# Set exercise
Go through the records and show each line where the word "this" occurs.

Rows from a dataset of charts and code

--- Start ---

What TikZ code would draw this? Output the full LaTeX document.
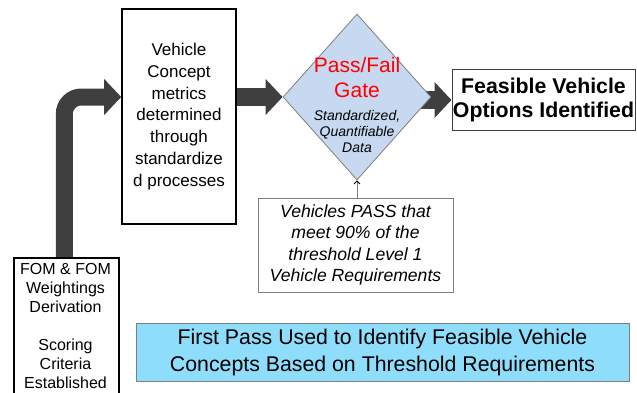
\documentclass[tikz,border=0pt]{standalone}
\usepackage{fontspec}
\setmainfont{Liberation Sans}
\usetikzlibrary{shapes.geometric,arrows.meta}
\pgfdeclarelayer{bg}
\pgfsetlayers{bg,main}
\definecolor{arrowgray}{HTML}{3F3F3F}
\definecolor{gatefill}{HTML}{C6D9F1}
\definecolor{bannerfill}{HTML}{8EDDFA}
\definecolor{framegray}{HTML}{7F7F7F}
\begin{document}
\begin{tikzpicture}[x=1pt,y=-1pt,
  blackbox/.style={draw=black, line width=1.6pt, inner sep=0pt, align=center},
  thinbox/.style={draw=framegray, line width=0.8pt, inner sep=0pt, align=center},
  fatarrow/.style={draw=arrowgray, line width=18pt,
    -{Triangle[length=17pt,width=35pt,fill=arrowgray]}},
  thinarrow/.style={draw=framegray, line width=0.8pt,
    -{Straight Barb[length=3pt,width=6pt,black]}}]
\useasboundingbox (0,0) rectangle (637,392);

% process box
\node[blackbox, minimum width=114pt, minimum height=215pt,
      font=\fontsize{17}{21.7}\selectfont] (vbox) at (179,116.5)
  {Vehicle\\Concept\\metrics\\determined\\through\\standardize\\d processes};

% FOM box, running off the bottom edge
\node[blackbox, anchor=north west, minimum width=105pt, minimum height=150pt]
  (fombox) at (13,257) {};
\node[align=center, font=\fontsize{16}{19}\selectfont] (fomtext) at (65.5,325.5)
  {FOM \& FOM\\Weightings\\Derivation\\[19pt]Scoring\\Criteria\\Established};

% decision gate
\node[diamond, draw=framegray, fill=gatefill, line width=0.8pt, inner sep=0pt,
      minimum width=148pt, minimum height=166pt] (gate) at (357,97) {};
\node[text=red, align=center, font=\fontsize{21}{25}\selectfont] (gatetitle)
  at (357,77.5) {Pass/Fail\\Gate};
\node[align=center, font=\itshape\fontsize{14}{16}\selectfont] (gatedata)
  at (357,131) {Standardized,\\Quantifiable\\Data};

% outcome
\node[draw=arrowgray, line width=1pt, inner sep=0pt, align=center,
      minimum width=183pt, minimum height=61pt,
      font=\bfseries\fontsize{21.3}{24}\selectfont] (feas) at (543.5,100)
  {Feasible Vehicle\\Options Identified};

% pass criterion
\node[thinbox, minimum width=195pt, minimum height=94pt,
      font=\itshape\fontsize{17.6}{21.5}\selectfont] (note) at (355.5,245)
  {Vehicles PASS that\\meet 90\% of the\\threshold Level 1\\Vehicle Requirements};

% banner
\node[thinbox, fill=bannerfill, minimum width=493pt, minimum height=58pt,
      font=\fontsize{21.3}{27}\selectfont] (banner) at (382.5,352)
  {First Pass Used to Identify Feasible Vehicle\\Concepts Based on Threshold Requirements};

% block arrows behind the shapes
\begin{pgfonlayer}{bg}
  \draw[fatarrow, line width=17pt, rounded corners=17pt]
    ([xshift=-2pt]fombox.north) |- (vbox.west |- gate.west);
  \draw[fatarrow] (vbox.east |- gate.west) -- (gate.west);
  \draw[fatarrow] (gate.center |- feas.west) -- (feas.west);
\end{pgfonlayer}

\draw[thinarrow] (note.north -| gate.south) -- (gate.south);
\end{tikzpicture}
\end{document}
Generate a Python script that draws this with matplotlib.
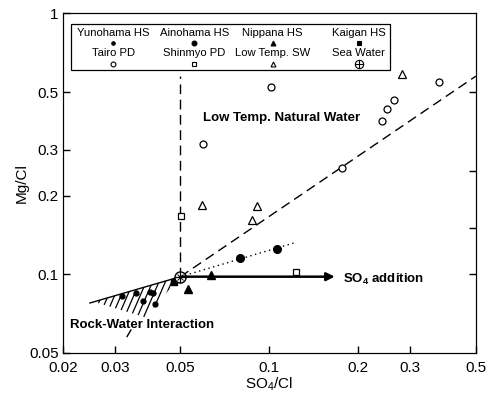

--- End ---

# Written answer
What TikZ code would draw this? Output the full LaTeX document.
Generate a Python script that draws this with matplotlib.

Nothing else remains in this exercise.